> _SHORT TASK_: All lines from the beginning of the listing through the line with "var downColor = '#e05e56';" are to be copied word for word; the pictures are not.

> _INFORMATION SHOWN_:
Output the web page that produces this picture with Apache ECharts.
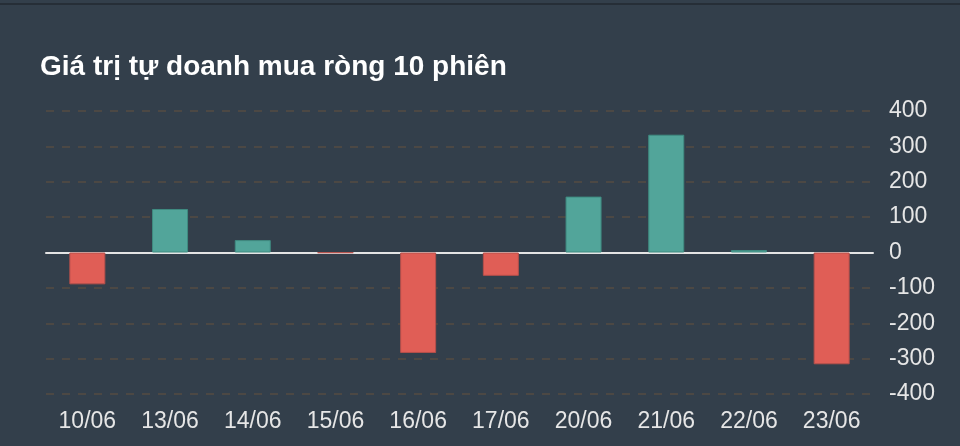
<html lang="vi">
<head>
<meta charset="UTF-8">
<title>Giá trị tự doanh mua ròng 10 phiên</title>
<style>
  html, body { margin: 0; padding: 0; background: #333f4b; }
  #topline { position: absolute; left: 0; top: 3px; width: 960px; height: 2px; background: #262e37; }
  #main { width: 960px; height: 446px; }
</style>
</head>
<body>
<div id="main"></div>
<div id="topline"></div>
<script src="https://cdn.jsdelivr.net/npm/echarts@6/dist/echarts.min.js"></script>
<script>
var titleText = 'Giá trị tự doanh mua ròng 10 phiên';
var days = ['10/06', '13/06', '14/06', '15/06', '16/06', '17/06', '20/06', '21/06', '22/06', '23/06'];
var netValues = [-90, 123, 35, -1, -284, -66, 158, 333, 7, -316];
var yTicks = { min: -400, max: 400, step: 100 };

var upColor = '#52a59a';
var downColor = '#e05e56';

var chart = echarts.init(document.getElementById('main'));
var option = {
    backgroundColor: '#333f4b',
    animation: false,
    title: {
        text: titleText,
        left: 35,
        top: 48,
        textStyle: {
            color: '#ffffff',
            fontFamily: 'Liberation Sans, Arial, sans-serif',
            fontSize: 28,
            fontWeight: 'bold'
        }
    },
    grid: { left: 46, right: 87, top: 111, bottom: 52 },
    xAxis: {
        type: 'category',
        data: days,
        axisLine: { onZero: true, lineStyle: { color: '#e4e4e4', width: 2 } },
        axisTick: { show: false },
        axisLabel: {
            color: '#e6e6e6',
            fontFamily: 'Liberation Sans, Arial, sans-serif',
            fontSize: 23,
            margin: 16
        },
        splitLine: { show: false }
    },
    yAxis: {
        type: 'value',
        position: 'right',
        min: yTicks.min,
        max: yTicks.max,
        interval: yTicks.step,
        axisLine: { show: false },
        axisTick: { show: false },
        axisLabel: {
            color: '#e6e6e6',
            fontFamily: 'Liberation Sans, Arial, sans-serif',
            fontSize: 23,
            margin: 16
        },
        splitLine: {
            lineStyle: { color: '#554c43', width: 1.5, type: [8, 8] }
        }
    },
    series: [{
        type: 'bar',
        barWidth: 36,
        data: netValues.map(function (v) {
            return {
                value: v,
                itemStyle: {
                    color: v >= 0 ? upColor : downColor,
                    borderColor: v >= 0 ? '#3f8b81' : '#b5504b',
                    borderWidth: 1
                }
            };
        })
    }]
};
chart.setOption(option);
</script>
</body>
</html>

> _TASK ANSWER_:
Output the web page that produces this picture with Apache ECharts.
<html lang="vi">
<head>
<meta charset="UTF-8">
<title>Giá trị tự doanh mua ròng 10 phiên</title>
<style>
  html, body { margin: 0; padding: 0; background: #333f4b; }
  #topline { position: absolute; left: 0; top: 3px; width: 960px; height: 2px; background: #262e37; }
  #main { width: 960px; height: 446px; }
</style>
</head>
<body>
<div id="main"></div>
<div id="topline"></div>
<script src="https://cdn.jsdelivr.net/npm/echarts@6/dist/echarts.min.js"></script>
<script>
var titleText = 'Giá trị tự doanh mua ròng 10 phiên';
var days = ['10/06', '13/06', '14/06', '15/06', '16/06', '17/06', '20/06', '21/06', '22/06', '23/06'];
var netValues = [-90, 123, 35, -1, -284, -66, 158, 333, 7, -316];
var yTicks = { min: -400, max: 400, step: 100 };

var upColor = '#52a59a';
var downColor = '#e05e56';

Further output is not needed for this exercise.